# [Aim of the exercise]
Write out every entry exactly as given, but omit the pictures.

# Extracted information start

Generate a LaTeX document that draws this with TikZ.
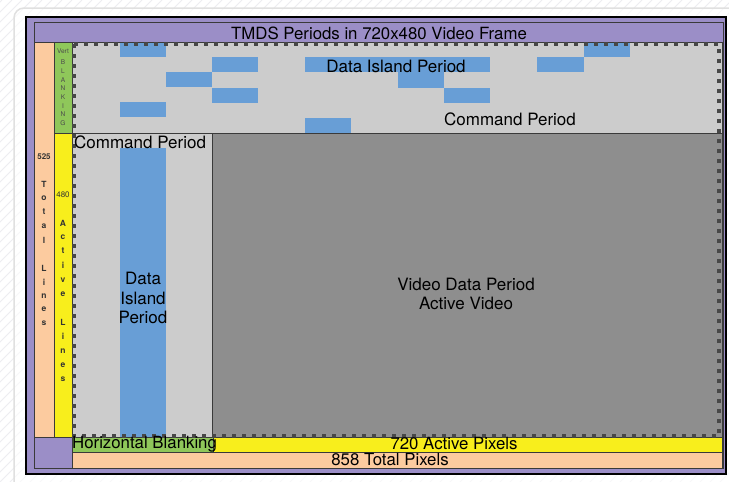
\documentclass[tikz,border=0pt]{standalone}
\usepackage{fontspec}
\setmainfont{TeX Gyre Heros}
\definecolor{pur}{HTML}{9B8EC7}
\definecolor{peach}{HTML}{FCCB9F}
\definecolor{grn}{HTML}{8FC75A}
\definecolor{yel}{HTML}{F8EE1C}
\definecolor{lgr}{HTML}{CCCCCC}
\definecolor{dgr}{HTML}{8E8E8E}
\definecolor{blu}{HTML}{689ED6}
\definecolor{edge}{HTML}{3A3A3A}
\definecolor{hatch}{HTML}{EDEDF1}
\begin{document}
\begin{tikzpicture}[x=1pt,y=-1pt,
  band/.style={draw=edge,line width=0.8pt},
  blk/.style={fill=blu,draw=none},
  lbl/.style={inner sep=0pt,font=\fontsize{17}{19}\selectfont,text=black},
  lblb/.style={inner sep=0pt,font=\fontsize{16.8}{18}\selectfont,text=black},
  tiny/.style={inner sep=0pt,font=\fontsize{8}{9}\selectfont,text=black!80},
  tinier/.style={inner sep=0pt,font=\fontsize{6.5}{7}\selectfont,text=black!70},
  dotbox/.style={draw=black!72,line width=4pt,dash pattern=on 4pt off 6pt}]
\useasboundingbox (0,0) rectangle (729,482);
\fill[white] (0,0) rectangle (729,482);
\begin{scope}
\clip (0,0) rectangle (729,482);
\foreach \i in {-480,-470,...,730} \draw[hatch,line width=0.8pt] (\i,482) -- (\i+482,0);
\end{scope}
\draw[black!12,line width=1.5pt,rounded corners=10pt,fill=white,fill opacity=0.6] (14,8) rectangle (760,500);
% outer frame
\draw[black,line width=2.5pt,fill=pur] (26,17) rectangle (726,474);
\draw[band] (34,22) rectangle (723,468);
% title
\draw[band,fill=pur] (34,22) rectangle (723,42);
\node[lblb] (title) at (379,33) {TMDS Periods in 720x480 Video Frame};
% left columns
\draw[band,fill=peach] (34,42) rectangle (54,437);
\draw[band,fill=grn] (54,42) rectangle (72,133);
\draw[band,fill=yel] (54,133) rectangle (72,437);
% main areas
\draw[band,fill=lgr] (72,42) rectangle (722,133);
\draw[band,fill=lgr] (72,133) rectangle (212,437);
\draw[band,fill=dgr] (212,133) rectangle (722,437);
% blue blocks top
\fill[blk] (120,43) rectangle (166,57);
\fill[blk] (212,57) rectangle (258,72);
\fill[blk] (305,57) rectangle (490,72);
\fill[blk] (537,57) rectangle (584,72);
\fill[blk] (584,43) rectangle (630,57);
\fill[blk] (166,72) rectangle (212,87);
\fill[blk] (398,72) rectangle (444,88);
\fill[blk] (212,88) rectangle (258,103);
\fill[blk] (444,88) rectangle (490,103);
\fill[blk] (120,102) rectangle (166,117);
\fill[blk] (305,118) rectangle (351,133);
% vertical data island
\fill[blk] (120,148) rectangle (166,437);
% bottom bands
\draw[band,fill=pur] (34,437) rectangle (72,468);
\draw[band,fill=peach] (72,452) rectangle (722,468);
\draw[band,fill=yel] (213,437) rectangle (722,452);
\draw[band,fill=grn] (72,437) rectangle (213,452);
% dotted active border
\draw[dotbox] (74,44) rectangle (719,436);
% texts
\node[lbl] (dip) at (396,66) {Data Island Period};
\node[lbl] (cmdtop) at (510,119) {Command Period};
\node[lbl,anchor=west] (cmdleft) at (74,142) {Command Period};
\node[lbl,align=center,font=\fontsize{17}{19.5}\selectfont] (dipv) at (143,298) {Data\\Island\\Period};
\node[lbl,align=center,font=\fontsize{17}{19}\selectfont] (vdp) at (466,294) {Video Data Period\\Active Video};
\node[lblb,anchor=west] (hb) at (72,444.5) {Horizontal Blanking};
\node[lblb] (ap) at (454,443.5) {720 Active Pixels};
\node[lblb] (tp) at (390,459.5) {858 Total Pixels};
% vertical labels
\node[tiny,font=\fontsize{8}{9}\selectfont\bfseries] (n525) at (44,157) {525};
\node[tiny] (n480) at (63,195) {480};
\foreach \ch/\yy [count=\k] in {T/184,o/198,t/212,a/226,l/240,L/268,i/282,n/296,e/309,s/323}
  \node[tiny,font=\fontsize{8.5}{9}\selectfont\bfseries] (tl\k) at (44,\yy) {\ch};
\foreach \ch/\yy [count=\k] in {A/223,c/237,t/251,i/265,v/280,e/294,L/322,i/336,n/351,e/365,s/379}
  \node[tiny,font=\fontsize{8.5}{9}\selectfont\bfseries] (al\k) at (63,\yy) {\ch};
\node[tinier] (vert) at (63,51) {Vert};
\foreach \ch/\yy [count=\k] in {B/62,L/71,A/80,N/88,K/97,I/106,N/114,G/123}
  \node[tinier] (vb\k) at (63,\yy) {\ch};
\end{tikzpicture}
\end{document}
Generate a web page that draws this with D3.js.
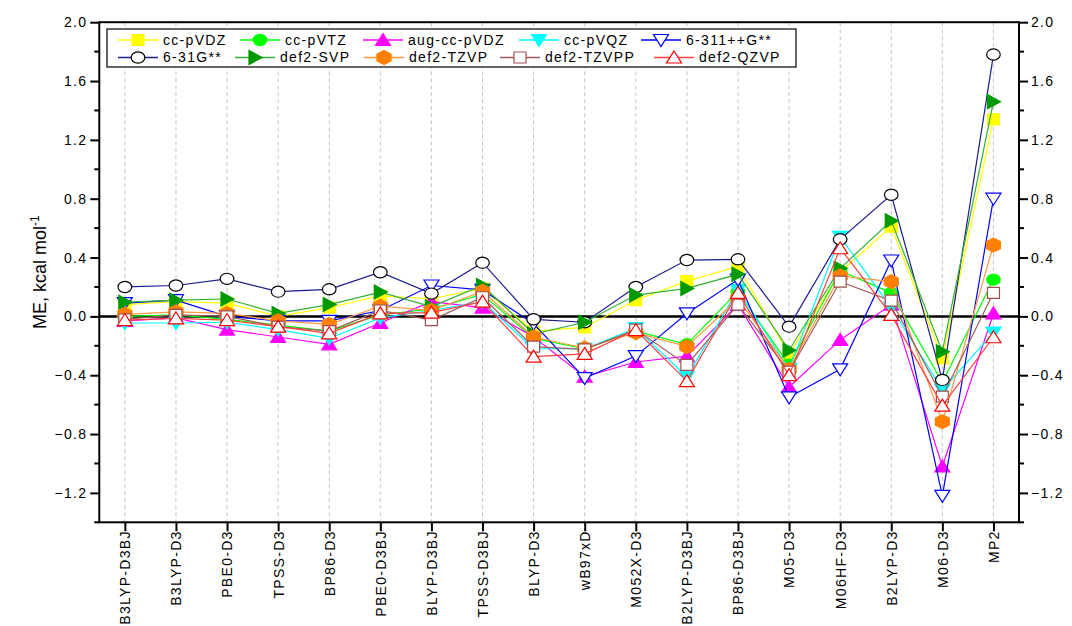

# Extracted information end

# [Solution for this task]
Generate a LaTeX document that draws this with TikZ.
\documentclass[tikz,border=0pt]{standalone}
\usepackage{fontspec}
\setmainfont{TeX Gyre Heros}
\definecolor{pur}{HTML}{9B8EC7}
\definecolor{peach}{HTML}{FCCB9F}
\definecolor{grn}{HTML}{8FC75A}
\definecolor{yel}{HTML}{F8EE1C}
\definecolor{lgr}{HTML}{CCCCCC}
\definecolor{dgr}{HTML}{8E8E8E}
\definecolor{blu}{HTML}{689ED6}
\definecolor{edge}{HTML}{3A3A3A}
\definecolor{hatch}{HTML}{EDEDF1}
\begin{document}
\begin{tikzpicture}[x=1pt,y=-1pt,
  band/.style={draw=edge,line width=0.8pt},
  blk/.style={fill=blu,draw=none},
  lbl/.style={inner sep=0pt,font=\fontsize{17}{19}\selectfont,text=black},
  lblb/.style={inner sep=0pt,font=\fontsize{16.8}{18}\selectfont,text=black},
  tiny/.style={inner sep=0pt,font=\fontsize{8}{9}\selectfont,text=black!80},
  tinier/.style={inner sep=0pt,font=\fontsize{6.5}{7}\selectfont,text=black!70},
  dotbox/.style={draw=black!72,line width=4pt,dash pattern=on 4pt off 6pt}]
\useasboundingbox (0,0) rectangle (729,482);
\fill[white] (0,0) rectangle (729,482);
\begin{scope}
\clip (0,0) rectangle (729,482);
\foreach \i in {-480,-470,...,730} \draw[hatch,line width=0.8pt] (\i,482) -- (\i+482,0);
\end{scope}
\draw[black!12,line width=1.5pt,rounded corners=10pt,fill=white,fill opacity=0.6] (14,8) rectangle (760,500);
% outer frame
\draw[black,line width=2.5pt,fill=pur] (26,17) rectangle (726,474);
\draw[band] (34,22) rectangle (723,468);
% title
\draw[band,fill=pur] (34,22) rectangle (723,42);
\node[lblb] (title) at (379,33) {TMDS Periods in 720x480 Video Frame};
% left columns
\draw[band,fill=peach] (34,42) rectangle (54,437);
\draw[band,fill=grn] (54,42) rectangle (72,133);
\draw[band,fill=yel] (54,133) rectangle (72,437);
% main areas
\draw[band,fill=lgr] (72,42) rectangle (722,133);
\draw[band,fill=lgr] (72,133) rectangle (212,437);
\draw[band,fill=dgr] (212,133) rectangle (722,437);
% blue blocks top
\fill[blk] (120,43) rectangle (166,57);
\fill[blk] (212,57) rectangle (258,72);
\fill[blk] (305,57) rectangle (490,72);
\fill[blk] (537,57) rectangle (584,72);
\fill[blk] (584,43) rectangle (630,57);
\fill[blk] (166,72) rectangle (212,87);
\fill[blk] (398,72) rectangle (444,88);
\fill[blk] (212,88) rectangle (258,103);
\fill[blk] (444,88) rectangle (490,103);
\fill[blk] (120,102) rectangle (166,117);
\fill[blk] (305,118) rectangle (351,133);
% vertical data island
\fill[blk] (120,148) rectangle (166,437);
% bottom bands
\draw[band,fill=pur] (34,437) rectangle (72,468);
\draw[band,fill=peach] (72,452) rectangle (722,468);
\draw[band,fill=yel] (213,437) rectangle (722,452);
\draw[band,fill=grn] (72,437) rectangle (213,452);
% dotted active border
\draw[dotbox] (74,44) rectangle (719,436);
% texts
\node[lbl] (dip) at (396,66) {Data Island Period};
\node[lbl] (cmdtop) at (510,119) {Command Period};
\node[lbl,anchor=west] (cmdleft) at (74,142) {Command Period};
\node[lbl,align=center,font=\fontsize{17}{19.5}\selectfont] (dipv) at (143,298) {Data\\Island\\Period};
\node[lbl,align=center,font=\fontsize{17}{19}\selectfont] (vdp) at (466,294) {Video Data Period\\Active Video};
\node[lblb,anchor=west] (hb) at (72,444.5) {Horizontal Blanking};
\node[lblb] (ap) at (454,443.5) {720 Active Pixels};
\node[lblb] (tp) at (390,459.5) {858 Total Pixels};
% vertical labels
\node[tiny,font=\fontsize{8}{9}\selectfont\bfseries] (n525) at (44,157) {525};
\node[tiny] (n480) at (63,195) {480};
\foreach \ch/\yy [count=\k] in {T/184,o/198,t/212,a/226,l/240,L/268,i/282,n/296,e/309,s/323}
  \node[tiny,font=\fontsize{8.5}{9}\selectfont\bfseries] (tl\k) at (44,\yy) {\ch};
\foreach \ch/\yy [count=\k] in {A/223,c/237,t/251,i/265,v/280,e/294,L/322,i/336,n/351,e/365,s/379}
  \node[tiny,font=\fontsize{8.5}{9}\selectfont\bfseries] (al\k) at (63,\yy) {\ch};
\node[tinier] (vert) at (63,51) {Vert};
\foreach \ch/\yy [count=\k] in {B/62,L/71,A/80,N/88,K/97,I/106,N/114,G/123}
  \node[tinier] (vb\k) at (63,\yy) {\ch};
\end{tikzpicture}
\end{document}
Generate a web page that draws this with D3.js.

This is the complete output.